Our Building
When you visit us at 32 Anthony Street, you’re stepping into history. Our building dates to 1851, when it was built by Joshua Bulkeley to house the Hillsdale Mercantile Association. Since then it has been home to numerous businesses, including multiple general stores, a shirt factory, a beer bottling operation, a farm and feed supply store, a pop-up gallery, and lumber storage.
When we purchased the building in June 2018, it had been largely unoccupied for nearly 20 years. The upper walls were bowing out and the foundation had started to collapse. To repair the foundation, the entire building had to be lifted 6 feet in the air. Once the new foundation was in place, the structure was lowered and reinforced with new steel and reclaimed wooden posts and beams.
To restore the building’s historic architectural features, we peeled away the outer layer of siding on the east and west faces of the building to reveal the original board-and-batten exterior, and replaced the rotted roof brackets with replicas of the originals. (You’ll see the some of the original brackets now in use in the wood storage structure surrounding the beer garden.) We recreated the first floor balcony that had long been missing from the south side of the building. Inside the restaurant, an original grain hopper from the feed supply store remains as the centerpiece of our octagonal bar. In the restaurant you’ll see various other items that were found inside the building: the podium at the entryway, the doors to the coffee service area and bathrooms, grain sacks, and a “no smoking” sign that warns that if the building burns down, it can’t be rebuilt until after the war!
We welcome you to join us in writing the next page of this building’s history, and to spend time visiting this special town that we call home.

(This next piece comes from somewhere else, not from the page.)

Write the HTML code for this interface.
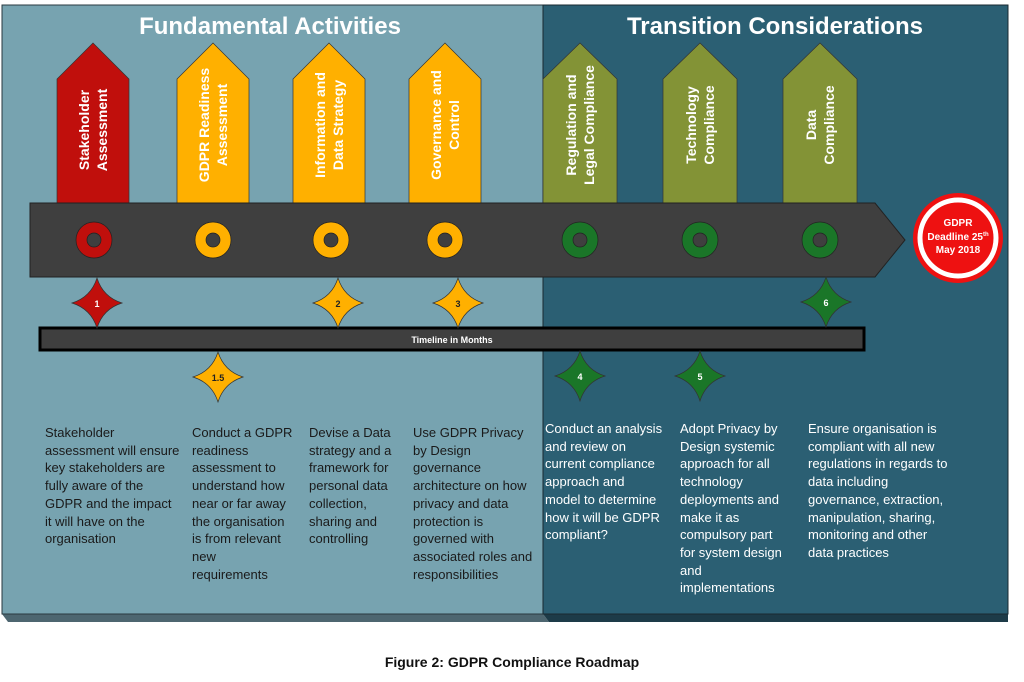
<!DOCTYPE html>
<html><head><meta charset="utf-8"><style>
body{margin:0;background:#fff;width:1024px;height:682px;overflow:hidden;position:relative;font-family:"Liberation Sans",sans-serif}
.t{position:absolute;font-size:13px;line-height:17.7px;color:#1a1a1a;white-space:nowrap}
.w{color:#fff}
</style></head><body>
<svg width="1024" height="682" style="position:absolute;left:0;top:0">
<defs>
<path id="st" d="M0,-25 Q6,-6 25,0 Q6,6 0,25 Q-6,6 -25,0 Q-6,-6 0,-25Z"/>
</defs>
<polygon points="2,614 543,614 549,622 8,622" fill="#4d6670"/>
<polygon points="543,614 1008,614 1008,622 549,622" fill="#1d3b48"/>
<rect x="2" y="5" width="541" height="609" fill="#77a3b0" stroke="#2a3a40" stroke-width="1"/>
<rect x="543" y="5" width="465" height="609" fill="#2b5f73" stroke="#1a2a30" stroke-width="1"/>
<text x="270" y="34" fill="#fff" font-size="24" font-weight="bold" text-anchor="middle">Fundamental Activities</text>
<text x="775" y="34" fill="#fff" font-size="24" font-weight="bold" text-anchor="middle">Transition Considerations</text>
<g stroke="#333" stroke-width="0.7">
<polygon points="57,203 57,79 93,43 129,79 129,203" fill="#c00f0c"/>
<polygon points="177,203 177,79 213,43 249,79 249,203" fill="#ffb000"/>
<polygon points="293,203 293,79 329,43 365,79 365,203" fill="#ffb000"/>
<polygon points="409,203 409,79 445,43 481,79 481,203" fill="#ffb000"/>
<polygon points="543,203 543,79 580,43 617,79 617,203" fill="#839336"/>
<polygon points="663,203 663,79 700,43 737,79 737,203" fill="#839336"/>
<polygon points="783,203 783,79 820,43 857,79 857,203" fill="#839336"/>
</g>
<g fill="#fff" font-size="14" font-weight="bold" text-anchor="middle">
<text transform="translate(93,130) rotate(-90)"><tspan x="0" y="-4">Stakeholder</tspan><tspan x="0" y="14">Assessment</tspan></text>
<text transform="translate(213,125) rotate(-90)"><tspan x="0" y="-4">GDPR Readiness</tspan><tspan x="0" y="14">Assessment</tspan></text>
<text transform="translate(329,125) rotate(-90)"><tspan x="0" y="-4">Information and</tspan><tspan x="0" y="14">Data Strategy</tspan></text>
<text transform="translate(445,125) rotate(-90)"><tspan x="0" y="-4">Governance and</tspan><tspan x="0" y="14">Control</tspan></text>
<text transform="translate(580,125) rotate(-90)"><tspan x="0" y="-4">Regulation and</tspan><tspan x="0" y="14">Legal Compliance</tspan></text>
<text transform="translate(700,125) rotate(-90)"><tspan x="0" y="-4">Technology</tspan><tspan x="0" y="14">Compliance</tspan></text>
<text transform="translate(820,125) rotate(-90)"><tspan x="0" y="-4">Data</tspan><tspan x="0" y="14">Compliance</tspan></text>
</g>
<polygon points="30,203 875,203 905,240 875,277 30,277" fill="#3f3f3f" stroke="#222" stroke-width="1"/>
<g stroke="#222" stroke-width="0.7">
<circle cx="94" cy="240" r="18" fill="#c00f0c"/><circle cx="213" cy="240" r="18" fill="#ffb000"/>
<circle cx="331" cy="240" r="18" fill="#ffb000"/><circle cx="445" cy="240" r="18" fill="#ffb000"/>
<circle cx="580" cy="240" r="18" fill="#1a7628"/><circle cx="700" cy="240" r="18" fill="#1a7628"/>
<circle cx="820" cy="240" r="18" fill="#1a7628"/>
</g>
<g fill="#3f3f3f" stroke="#222" stroke-width="0.7">
<circle cx="94" cy="240" r="7"/><circle cx="213" cy="240" r="7"/><circle cx="331" cy="240" r="7"/><circle cx="445" cy="240" r="7"/>
<circle cx="580" cy="240" r="7"/><circle cx="700" cy="240" r="7"/><circle cx="820" cy="240" r="7"/>
</g>
<circle cx="958" cy="238" r="45" fill="#ee1111"/>
<circle cx="958" cy="238" r="38" fill="none" stroke="#fff" stroke-width="5"/>
<g fill="#fff" font-size="10" font-weight="bold" text-anchor="middle">
<text x="958" y="226">GDPR</text>
<text x="958" y="240">Deadline 25<tspan font-size="6" dy="-4">th</tspan></text>
<text x="958" y="253">May 2018</text>
</g>
<rect x="40" y="328" width="824" height="22" fill="#3f3f3f" stroke="#000" stroke-width="3"/>
<text x="452" y="343" fill="#fff" font-size="9" font-weight="bold" text-anchor="middle">Timeline in Months</text>
<g stroke="#333" stroke-width="0.7">
<use href="#st" x="97" y="303" fill="#c00f0c"/>
<use href="#st" x="338" y="303" fill="#ffb000"/>
<use href="#st" x="458" y="303" fill="#ffb000"/>
<use href="#st" x="218" y="377" fill="#ffb000"/>
<use href="#st" x="826" y="302" fill="#1a7628"/>
<use href="#st" x="580" y="376" fill="#1a7628"/>
<use href="#st" x="700" y="376" fill="#1a7628"/>
</g>
<g font-size="9" font-weight="bold" text-anchor="middle">
<text x="97" y="307" fill="#fff">1</text>
<text x="338" y="307" fill="#222">2</text>
<text x="458" y="307" fill="#222">3</text>
<text x="218" y="381" fill="#222">1.5</text>
<text x="826" y="306" fill="#fff">6</text>
<text x="580" y="380" fill="#fff">4</text>
<text x="700" y="380" fill="#fff">5</text>
</g>
<text x="512" y="667" fill="#111" font-size="14" font-weight="bold" text-anchor="middle">Figure 2: GDPR Compliance Roadmap</text>
</svg>
<div class="t" style="left:45px;top:424px">Stakeholder<br>assessment will ensure<br>key stakeholders are<br>fully aware of the<br>GDPR and the impact<br>it will have on the<br>organisation</div>
<div class="t" style="left:192px;top:424px">Conduct a GDPR<br>readiness<br>assessment to<br>understand how<br>near or far away<br>the organisation<br>is from relevant<br>new<br>requirements</div>
<div class="t" style="left:309px;top:424px">Devise a Data<br>strategy and a<br>framework for<br>personal data<br>collection,<br>sharing and<br>controlling</div>
<div class="t" style="left:413px;top:424px">Use GDPR Privacy<br>by Design<br>governance<br>architecture on how<br>privacy and data<br>protection is<br>governed with<br>associated roles and<br>responsibilities</div>
<div class="t w" style="left:545px;top:420px">Conduct an analysis<br>and review on<br>current compliance<br>approach and<br>model to determine<br>how it will be GDPR<br>compliant?</div>
<div class="t w" style="left:680px;top:420px">Adopt Privacy by<br>Design systemic<br>approach for all<br>technology<br>deployments and<br>make it as<br>compulsory part<br>for system design<br>and<br>implementations</div>
<div class="t w" style="left:808px;top:420px">Ensure organisation is<br>compliant with all new<br>regulations in regards to<br>data including<br>governance, extraction,<br>manipulation, sharing,<br>monitoring and other<br>data practices</div>
</body></html>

Hillsdale Historians Chris Atkins and Lauren Letellier have written a detailed history of our special building, from which much of this text is drawn. Read the complete historical narrative here.
Our Name
Roeliff Jansen Kill—affectionately known to locals as the “Roe Jan”—is the small river that runs through Hillsdale. It begins just to our north in Austerlitz and continues south past Hillsdale through the towns of Copake, Ancram, Pine Plains, Gallatin, and Livingston, meeting the Hudson in Germantown. The Kill is named for Roeliff Jansen, a Scandinavian who immigrated to the area in the early 1600s and worked as a tenant farmer on land to the east of the Kill, near what is now Hillsdale.

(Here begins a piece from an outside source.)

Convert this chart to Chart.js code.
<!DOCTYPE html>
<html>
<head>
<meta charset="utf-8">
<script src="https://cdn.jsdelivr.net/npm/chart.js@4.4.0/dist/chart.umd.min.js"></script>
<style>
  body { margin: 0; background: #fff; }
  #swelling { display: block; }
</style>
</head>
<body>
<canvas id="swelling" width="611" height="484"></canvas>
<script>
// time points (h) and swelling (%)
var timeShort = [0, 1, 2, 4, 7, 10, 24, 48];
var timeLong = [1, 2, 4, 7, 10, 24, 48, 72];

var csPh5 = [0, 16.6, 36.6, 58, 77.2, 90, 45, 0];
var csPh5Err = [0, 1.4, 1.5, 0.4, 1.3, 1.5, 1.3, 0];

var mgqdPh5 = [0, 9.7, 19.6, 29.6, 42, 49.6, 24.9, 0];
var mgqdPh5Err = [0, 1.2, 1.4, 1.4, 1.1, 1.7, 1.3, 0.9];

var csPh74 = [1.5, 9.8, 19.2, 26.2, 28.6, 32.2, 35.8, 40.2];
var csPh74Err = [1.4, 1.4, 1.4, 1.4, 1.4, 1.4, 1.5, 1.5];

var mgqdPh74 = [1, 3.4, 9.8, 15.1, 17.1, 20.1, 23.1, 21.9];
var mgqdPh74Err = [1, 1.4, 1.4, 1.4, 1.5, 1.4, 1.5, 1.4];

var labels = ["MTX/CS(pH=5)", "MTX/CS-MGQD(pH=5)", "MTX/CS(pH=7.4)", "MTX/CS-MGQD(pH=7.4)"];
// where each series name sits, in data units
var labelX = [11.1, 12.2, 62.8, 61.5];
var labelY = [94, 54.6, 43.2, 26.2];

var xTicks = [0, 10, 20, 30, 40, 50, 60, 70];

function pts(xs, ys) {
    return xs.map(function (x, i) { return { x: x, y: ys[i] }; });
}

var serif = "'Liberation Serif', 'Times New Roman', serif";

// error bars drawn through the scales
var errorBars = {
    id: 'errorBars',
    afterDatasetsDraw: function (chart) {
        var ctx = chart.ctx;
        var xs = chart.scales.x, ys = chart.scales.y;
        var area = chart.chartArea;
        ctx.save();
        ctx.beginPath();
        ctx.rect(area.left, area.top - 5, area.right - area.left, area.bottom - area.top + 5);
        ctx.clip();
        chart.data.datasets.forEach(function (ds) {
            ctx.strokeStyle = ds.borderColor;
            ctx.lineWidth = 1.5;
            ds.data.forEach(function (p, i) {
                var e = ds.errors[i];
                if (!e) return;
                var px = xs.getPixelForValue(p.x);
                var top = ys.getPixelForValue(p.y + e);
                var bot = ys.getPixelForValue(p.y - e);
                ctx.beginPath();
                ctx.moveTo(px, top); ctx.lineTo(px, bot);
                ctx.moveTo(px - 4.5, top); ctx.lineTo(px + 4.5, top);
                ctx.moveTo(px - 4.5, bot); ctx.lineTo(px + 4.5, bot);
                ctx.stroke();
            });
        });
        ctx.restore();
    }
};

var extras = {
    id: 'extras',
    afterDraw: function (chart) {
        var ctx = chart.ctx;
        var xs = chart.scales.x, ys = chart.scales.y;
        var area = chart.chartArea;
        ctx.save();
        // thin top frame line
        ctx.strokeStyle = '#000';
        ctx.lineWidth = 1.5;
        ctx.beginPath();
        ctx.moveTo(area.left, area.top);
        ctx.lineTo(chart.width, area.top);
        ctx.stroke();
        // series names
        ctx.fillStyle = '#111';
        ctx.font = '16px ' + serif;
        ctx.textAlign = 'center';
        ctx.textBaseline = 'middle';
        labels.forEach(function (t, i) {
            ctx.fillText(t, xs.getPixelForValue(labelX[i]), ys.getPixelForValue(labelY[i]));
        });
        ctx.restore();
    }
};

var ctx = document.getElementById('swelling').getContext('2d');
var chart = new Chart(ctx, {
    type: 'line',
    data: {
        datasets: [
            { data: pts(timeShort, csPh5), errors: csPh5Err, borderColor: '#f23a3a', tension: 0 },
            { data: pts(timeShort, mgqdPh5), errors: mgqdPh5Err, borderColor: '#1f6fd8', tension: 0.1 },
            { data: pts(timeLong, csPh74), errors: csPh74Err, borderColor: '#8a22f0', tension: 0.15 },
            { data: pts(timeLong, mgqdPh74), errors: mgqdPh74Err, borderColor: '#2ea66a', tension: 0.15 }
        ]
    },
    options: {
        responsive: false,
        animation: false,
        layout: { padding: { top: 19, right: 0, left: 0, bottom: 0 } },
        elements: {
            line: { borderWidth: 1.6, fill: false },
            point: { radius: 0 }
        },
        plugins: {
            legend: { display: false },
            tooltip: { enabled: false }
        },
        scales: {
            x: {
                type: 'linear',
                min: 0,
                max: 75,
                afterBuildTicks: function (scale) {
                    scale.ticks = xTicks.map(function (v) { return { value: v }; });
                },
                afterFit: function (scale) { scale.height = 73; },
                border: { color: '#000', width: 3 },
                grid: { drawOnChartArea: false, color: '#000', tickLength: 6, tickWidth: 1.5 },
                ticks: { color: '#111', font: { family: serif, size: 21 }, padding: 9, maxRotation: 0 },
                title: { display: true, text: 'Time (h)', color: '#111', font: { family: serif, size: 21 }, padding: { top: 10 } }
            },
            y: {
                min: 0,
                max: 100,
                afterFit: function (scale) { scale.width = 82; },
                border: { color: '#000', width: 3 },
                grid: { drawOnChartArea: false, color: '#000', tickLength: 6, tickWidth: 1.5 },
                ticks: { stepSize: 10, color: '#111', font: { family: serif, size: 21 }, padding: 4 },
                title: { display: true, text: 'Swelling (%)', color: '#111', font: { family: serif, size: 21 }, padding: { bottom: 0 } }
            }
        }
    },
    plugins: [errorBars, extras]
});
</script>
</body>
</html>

The Roe Jan name is a point of local pride; as you drive through Hillsdale and surrounding towns, you’ll notice a number of businesses and locations named after the Kill. We chose the name for our brewery to honor the rich history of this area, and because its flow connects us with communities in Columbia and Dutchess counties, the Hudson River, and ultimately, New York City and the broader world.